The inaugural units of India’s first nuclear power plant, Tarapur Atomic Power Station (TAPS), completed 40 years of successful generation of electricity from nuclear energy power on 1st April, 2009 and is still going strong running at 100 per cent capacity.
The station has generated more than 77 billion units of electricity so far, and is supplying it to Maharashtra and Gujarat at a tariff 94 paise per unit.
It was on April 1, 1969, that the two reactors of 160 MW each Boiling Water Reactors built by US power major General Electric (GE) on a turn-key basis at Tarapur, 120 km from here, were synchronised to the grid.

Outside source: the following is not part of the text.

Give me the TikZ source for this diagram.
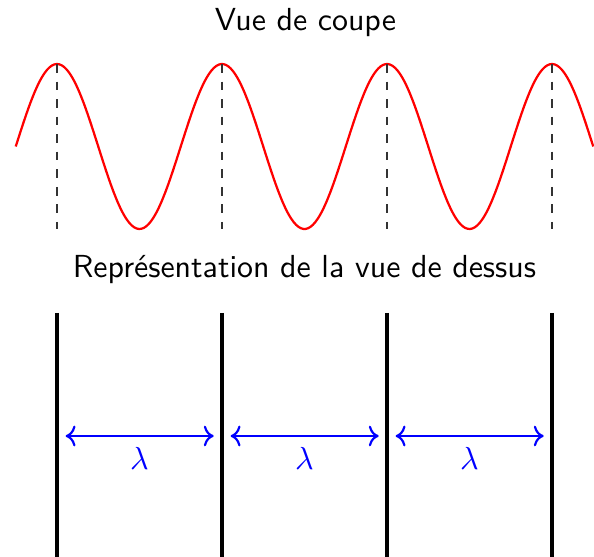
\documentclass[tikz,border=0pt]{standalone}
\usetikzlibrary{arrows.meta}
\begin{document}
\begin{tikzpicture}[x=0.3135pt,y=-0.3135pt,
  wave/.style={red,line width=0.7pt},
  guide/.style={black!80,line width=0.4pt,dash pattern=on 2.75pt off 2.75pt},
  wall/.style={black,line width=0.95pt},
  span/.style={blue,line width=0.68pt,<->,shorten <=2.7pt,shorten >=2.6pt},
  title/.style={font=\sffamily,anchor=base,inner sep=0pt},
  lam/.style={blue,anchor=base,inner sep=0pt}]
\useasboundingbox (0,0) rectangle (594,557);
% titles
\node[title] (t1) at (305.5,31) {Vue de coupe};
\node[title] (t2) at (304.5,278) {Représentation de la vue de dessus};
% sine
\draw[wave] plot[domain=15.75:593.25,samples=240,smooth] (\x,{146.5-82.5*sin(((\x-15.75)/165)*360)});
% dashed guides and walls
\foreach \i/\x in {1/57,2/222,3/387,4/552}{
  \coordinate (p\i) at (\x,64);
  \coordinate (d\i) at (\x,229);
  \coordinate (w\i) at (\x,313);
  \coordinate (e\i) at (\x,557);
  \coordinate (m\i) at (\x,436);
  \draw[guide] (p\i) -- (d\i);
  \draw[wall] (w\i) -- (e\i);
}
% arrows and labels
\draw[span] (m1) -- (m2);
\draw[span] (m2) -- (m3);
\draw[span] (m3) -- (m4);
\node[lam] (l1) at (139.5,470) {$\lambda$};
\node[lam] (l2) at (304.5,470) {$\lambda$};
\node[lam] (l3) at (469.5,470) {$\lambda$};
\end{tikzpicture}
\end{document}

The Nuclear Power Corporation of India Limited (NPCIL), a public sector undertaking of the Department of Atomic Energy (DAE) will be felicitated those engineers who were responsible for synchronising the plants to the grid at a function in Tarapur, recently.
The country’s fuel-starved nuclear reactors will get a fresh lease of life with the arrival of imported natural uranium and improvement in indigenous production of the mineral, Atomic Energy Commission Chairman Anil Kakodkar has said recently in Tarapur, Maharastra.
The Department of Atomic Energy expects an increase in production of uranium by 25 per cent from Jaduguda and Turamdih mills by the end of this year, he said at a function here to commemorate 40 years of nuclear electricity in India.
India has received the first consignment of 60 tonnes of uranium from France for use as fuel to power its reactors following a clearance by the 45-nation Nuclear Suppliers Group. The uranium ore would be processed at the Nuclear Fuel Complex (NFC) at Hyderabad for use in safeguarded pressurized heavy water reactors (PHEWS).
Kakodkar said that the expansion of NFC is going on to augment the fabrication of uranium fuel to make it available for the reactors.
“There has been a mismatch of uranium in the country but efforts are on to reduce the mismatch of fuel”, he said.
Speaking at the same function, Nuclear Power Corporation of India (NPCIL) Chairman S. K. Jain said four new ‘VVER-type’ nuclear reactors of 1,000 MW capacity each will be set up in Kudankulam in Tamil Nadu in addition to two 1,000 MW reactors which are already being constructed there, after India finalizes a deal on it with Russia in June this year.
“India and Russia have already signed other enabling accords like agreements on sharing of information and it is only the techno-commercial offer that has to be finalized and we expect it to be completed by June,” he said.
The first two units of 1,000 MW reactors, which are under advanced stages of construction, will be completed during the course of this year, Jain said.
Answering on how long it will take for NPCIL to get the foreign reactors since the Indo-US deal was signed in last October, Jain said that after the inter-governmental deal was finalized with the US, India could not immediately go for nuclear commerce with Nuclear Suppliers Group as there were several important steps to be carried out before the final commerce took place.
The steps included discussions on technical details, financial aspects, transportation, manufacturing of equipment and safety, he said.